Updated: Jul 19, 2021
St. Jude's manufactures herbal plant immune stimulators that can help prevent crop damage from pests and diseases. The company was honored as the most promising agri-startup from Kerala by NABARD, is a finalist in the National Startup Awards 2021, and has been incubated under Rashtriya Krishi Vikas Yojana (National Agriculture Development Programme) at Punjab Agricultural University and at the Kerala Startup Mission. Learn more about their journey here.
Dr. Rajesh honored at NABARD State Credit Seminar 2020 as most promising agri-startup
St. Jude’s is very much a family business. Manoj Raj, who leads Marketing and Analytics for the business and recently finished exams for the second year of his MBA program, remembers clearly the moment when the family decided to enter the agriculture sector. His parents had recently purchased some land in Karnataka, and soon after moving there a neighbor asked if Dr. Rajesh, Manoj’s father, could see their child, who had a severe case of bone deformity and intellectual disability. “It's Endosulfan, sir,” the child's mother explained, dejected.
Rajesh soon learned more about the history of the village. Government-owned property nearby had been sprayed with pesticides via helicopter for several years. The chemicals sprayed ended up infiltrating local water sources, causing major medical issues for many of the children born at that time in the region. Although there was nothing that could be done for his neighbor’s child, being a doctor, Jose thought, Even if we can’t treat those affected, can we stop this from happening again? He began to wonder, If we can treat humans with medicine for diseases, would it be possible to cure plant diseases using a similar method?
Rajesh spent two years developing a solution for the plants, to help farmers who were forced to make an impossible choice between their health and their livelihoods. Eventually, he had a product that activated the plants’ internal defense mechanism to fight against disease on its own. It was made using phytopharmaceuticals extracted from herbs and was toxicologically proven to be safe. It would cost up to 50% less than current alternatives, while increasing yields by up to 30%. But when the product was ready to start selling, they were told that it could be a multi-year process to receive the licenses they need. “All these processes – every single step was very confusing. We had already spent a lot of money on research.”
St. Jude's product lines
Eventually, they learned that since the product they had developed physiologically influenced the plant and contained none of the regulated pesticide substances, it was not technically a pesticide. Therefore, they could bypass the licensing process and begin selling directly to farmers. "This market is now regulated with the introduction of bio-stimulants into fertilizer control order,” adds Manoj. As the company's focus shifted from product development to commercialization, St. Jude’s was accepted into the Manush Labs accelerator, which proved to be invaluable.

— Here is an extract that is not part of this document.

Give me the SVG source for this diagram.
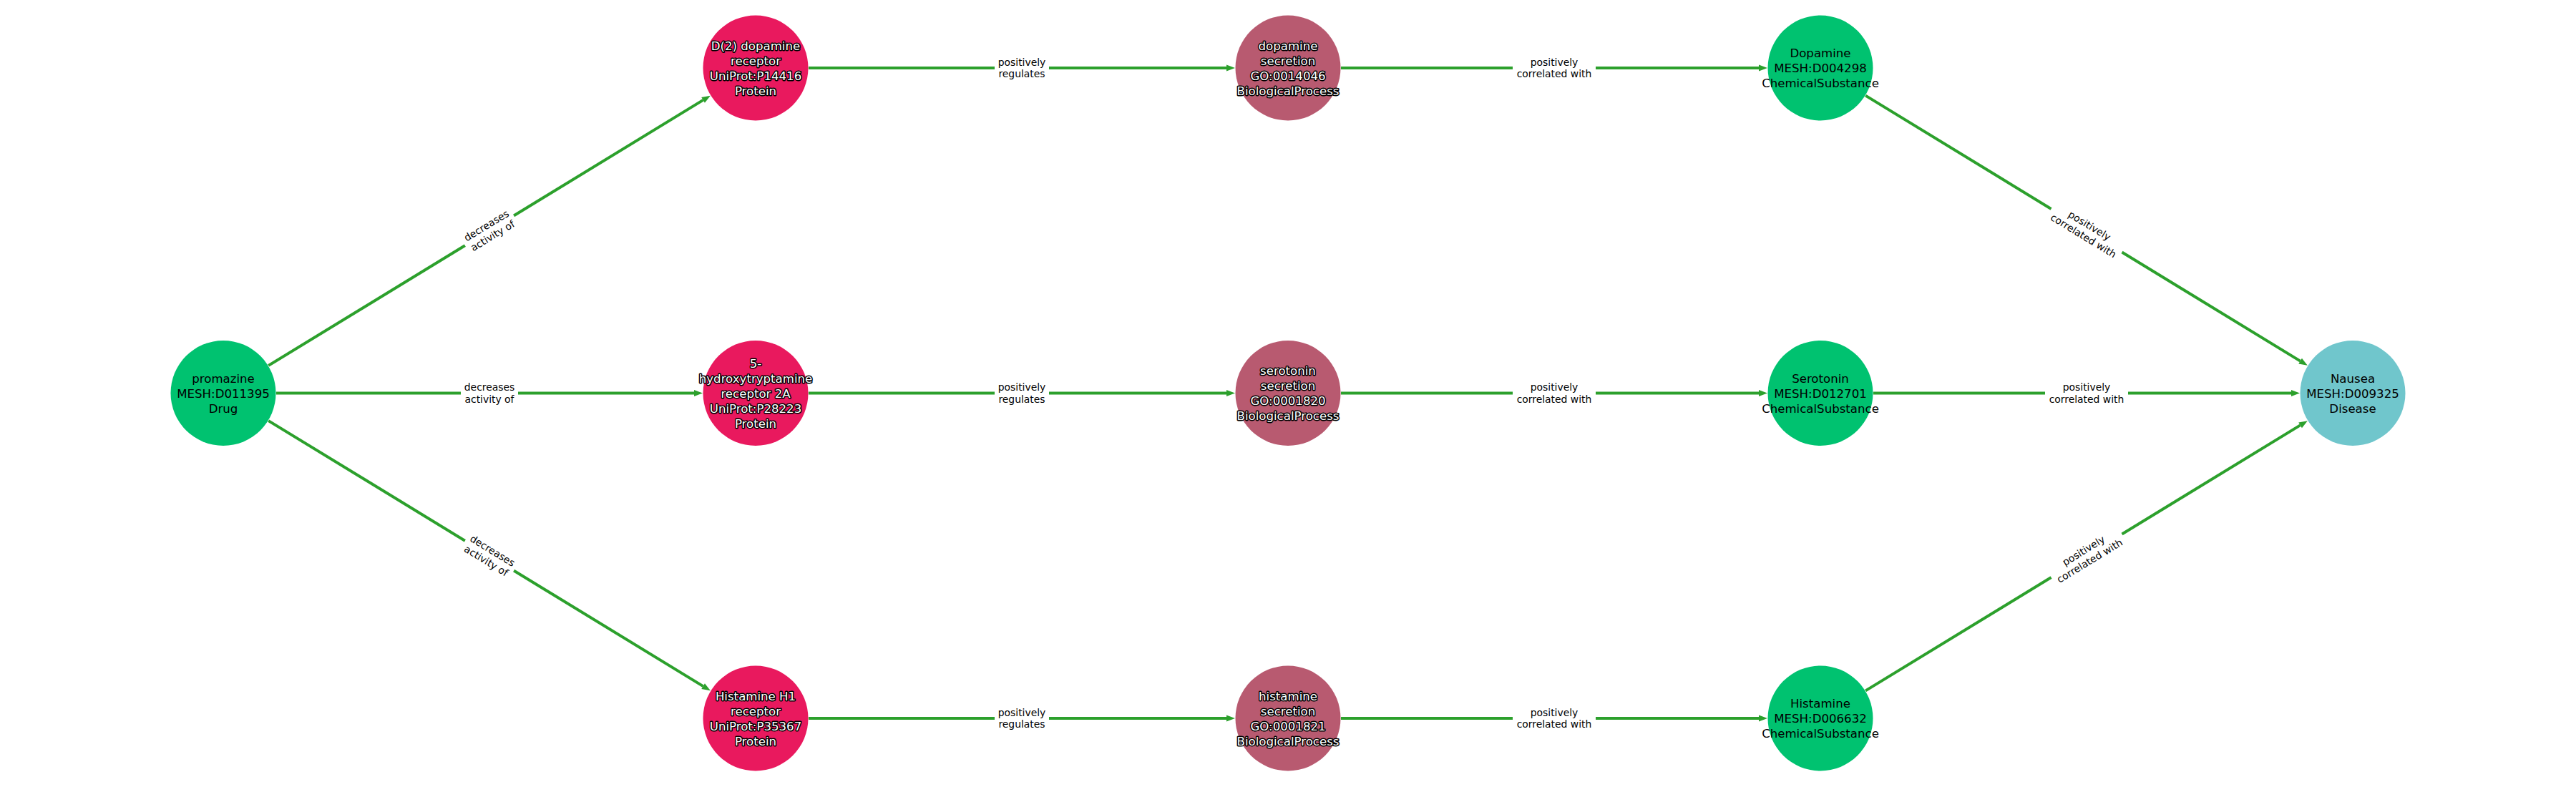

“We were able to learn so much about the market,” Manoj Raj says. “The mentors gave us a sufficient amount of knowledge and experience in that market. For that, I cannot thank Manush Labs enough.”

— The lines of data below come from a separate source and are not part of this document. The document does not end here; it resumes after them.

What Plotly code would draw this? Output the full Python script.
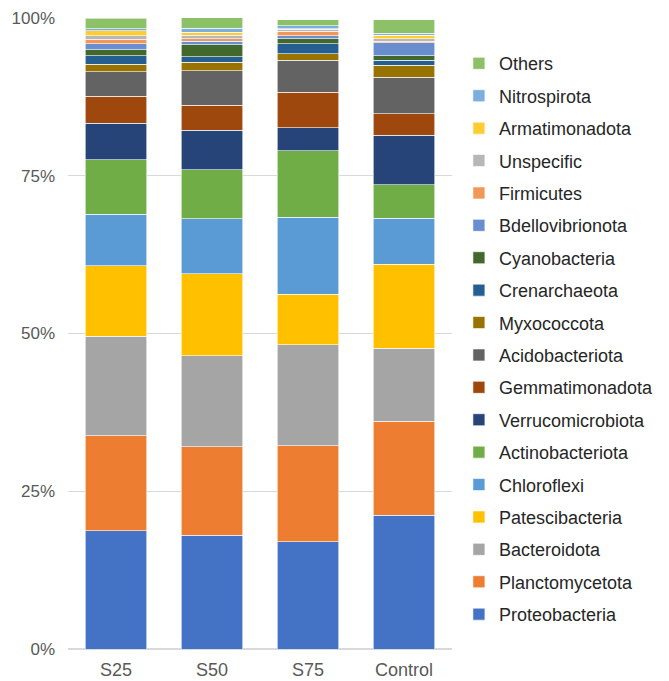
import plotly.graph_objects as go

samples = ["S25", "S50", "S75", "Control"]

# relative abundance (%), bottom of the stack first
phyla = [
    "Proteobacteria", "Planctomycetota", "Bacteroidota", "Patescibacteria",
    "Chloroflexi", "Actinobacteriota", "Verrucomicrobiota", "Gemmatimonadota",
    "Acidobacteriota", "Myxococcota", "Crenarchaeota", "Cyanobacteria",
    "Bdellovibrionota", "Firmicutes", "Unspecific", "Armatimonadota",
    "Nitrospirota", "Others",
]

s25 = [18.75, 15.05, 15.8, 11.1, 8.2, 8.6, 5.8, 4.3, 3.9, 1.2, 1.3, 1.0, 0.9, 0.7, 0.6, 0.8, 0.3, 1.7]
s50 = [18.0, 14.05, 14.4, 13.0, 8.7, 7.8, 6.3, 3.9, 5.5, 1.3, 0.9, 1.9, 0.6, 0.4, 0.5, 0.5, 0.6, 1.7]
s75 = [17.0, 15.2, 16.0, 8.05, 12.15, 10.6, 3.6, 5.6, 5.1, 1.0, 1.6, 0.8, 0.5, 0.7, 0.3, 0.1, 0.5, 0.9]
control = [21.2, 14.9, 11.6, 13.3, 7.3, 5.3, 7.8, 3.4, 5.8, 1.9, 0.8, 0.7, 2.1, 0.2, 0.4, 0.6, 0.3, 2.1]

y_ticks = [0, 25, 50, 75, 100]
y_labels = ["0%", "25%", "50%", "75%", "100%"]

colors = [
    "#4472C4", "#ED7D31", "#A5A5A5", "#FFC000", "#5B9BD5", "#70AD47",
    "#264478", "#9E480E", "#636363", "#997300", "#255E91", "#43682B",
    "#698ED0", "#F1975A", "#B7B7B7", "#FFCD33", "#7CAFDD", "#8CC168",
]

fig = go.Figure()
for i, name in enumerate(phyla):
    fig.add_trace(go.Bar(
        x=samples,
        y=[s25[i], s50[i], s75[i], control[i]],
        name=name,
        legendgroup=name,
        legendrank=len(phyla) - i,  # top of the stack first in the legend
        marker=dict(color=colors[i], line=dict(color="white", width=0.6)),
    ))

font = "Arial, Liberation Sans, sans-serif"
# the page body has an 8px margin, so the figure is 8px smaller than the window
fig.update_layout(
    barmode="stack",
    bargap=0.36,
    width=661,
    height=673,
    margin=dict(l=60, r=217, t=10, b=32),
    paper_bgcolor="white",
    plot_bgcolor="white",
    font=dict(family=font, size=18, color="#595959"),
    showlegend=True,
    legend=dict(
        traceorder="grouped",
        tracegroupgap=6,
        x=1.018, xanchor="left",
        y=0.957, yanchor="top",
        font=dict(family=font, size=18, color="#262626"),
    ),
    xaxis=dict(
        showline=False, ticks="", automargin=False,
        ticklabelstandoff=8, ticklabeloverflow="allow",
        tickfont=dict(size=18, color="#595959"),
    ),
    yaxis=dict(
        range=[0, 100],
        tickmode="array",
        tickvals=y_ticks,
        ticktext=y_labels,
        showgrid=True,
        gridcolor="#D9D9D9",
        gridwidth=1,
        zeroline=True,
        zerolinecolor="#D9D9D9",
        automargin=False,
        ticklabelstandoff=12,
        ticklabeloverflow="allow",
        tickfont=dict(size=17, color="#595959"),
    ),
)

fig.write_html("out.html")
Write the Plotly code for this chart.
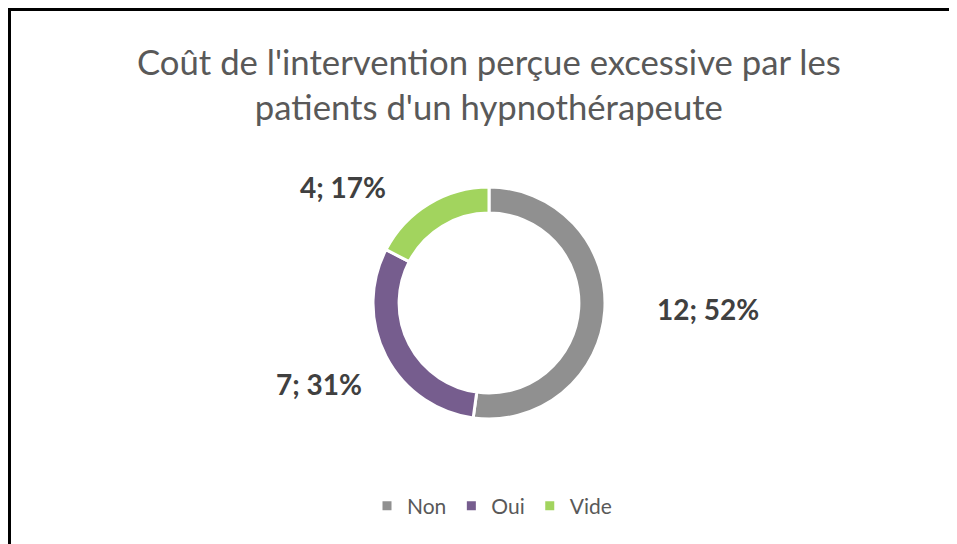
import plotly.graph_objects as go

labels = ["Non", "Oui", "Vide"]
values = [12, 7, 4]
percents = ["52%", "31%", "17%"]
colors = ["#909090", "#765d8e", "#a2d45e"]
title_text = "Coût de l'intervention perçue excessive par les<br>patients d'un hypnothérapeute"

W, H = 957, 544
OFF = 8  # browser page margin

def px(x):
    return (x - OFF) / W

def py(y):
    return 1 - (y - OFF) / H

fig = go.Figure()
fig.add_trace(go.Pie(
    labels=labels,
    values=values,
    hole=0.775,
    sort=False,
    direction="clockwise",
    rotation=0,
    marker=dict(colors=colors, line=dict(color="white", width=3)),
    textinfo="none",
    hoverinfo="label+value+percent",
    domain=dict(x=[px(373), px(605)], y=[py(419), py(187)]),
    showlegend=True,
))

label_pos = [(708, 309), (319, 384), (343, 187)]
for (lx, ly), v, p in zip(label_pos, values, percents):
    fig.add_annotation(
        x=px(lx), y=py(ly), xref="paper", yref="paper",
        xanchor="center", yanchor="middle",
        text=f"<b>{v}; {p}</b>", showarrow=False,
        font=dict(size=28, color="#404040", family="Lato, Open Sans, sans-serif"),
    )

fig.add_annotation(
    x=px(489), y=py(84), xref="paper", yref="paper",
    xanchor="center", yanchor="middle",
    text=title_text, showarrow=False,
    font=dict(size=34.7, color="#595959", family="Lato, Open Sans, sans-serif"),
    align="center",
)

fig.add_shape(
    type="rect", xref="paper", yref="paper",
    x0=1.5 / W, y0=-0.1, x1=1.1, y1=1 - 1.5 / H,
    line=dict(color="black", width=3),
)

fig.update_layout(
    width=W, height=H,
    margin=dict(l=0, r=0, t=0, b=0),
    paper_bgcolor="white",
    plot_bgcolor="white",
    legend=dict(
        orientation="h", x=px(492), xanchor="center", y=py(506), yanchor="middle",
        font=dict(size=21, color="#595959", family="Lato, Open Sans, sans-serif"),
        itemclick=False,
    ),
)

fig.write_html("out.html")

Manoj Raj decided to pursue his MBA in order to gain some of the business experience that he knew would help him help grow the family business. However, he also learned that some business lessons could not be taught in the classroom. “For entrepreneurs, it is not about the skill sets. It is about the mindset. Persistence. About being OK taking on and facing challenges.” The company has big plans for growth, and is focused on raising funds to help them grow sales and improve logistics as they continue to expand to new rural areas. The experience with Manush Labs has helped St. Jude’s focus on the customer experience. “We want to understand, what do the farmers actually need? We may have many products, but want to get the farmer's perspective.” In addition, St. Jude’s plans on predicting the plant diseases; which are likely to spread, and which crops are most at risk. It has a strong vision of what the company’s mission should be and hopes to be able to change lives so that farmers are no longer forced to choose between their livelihoods and their health.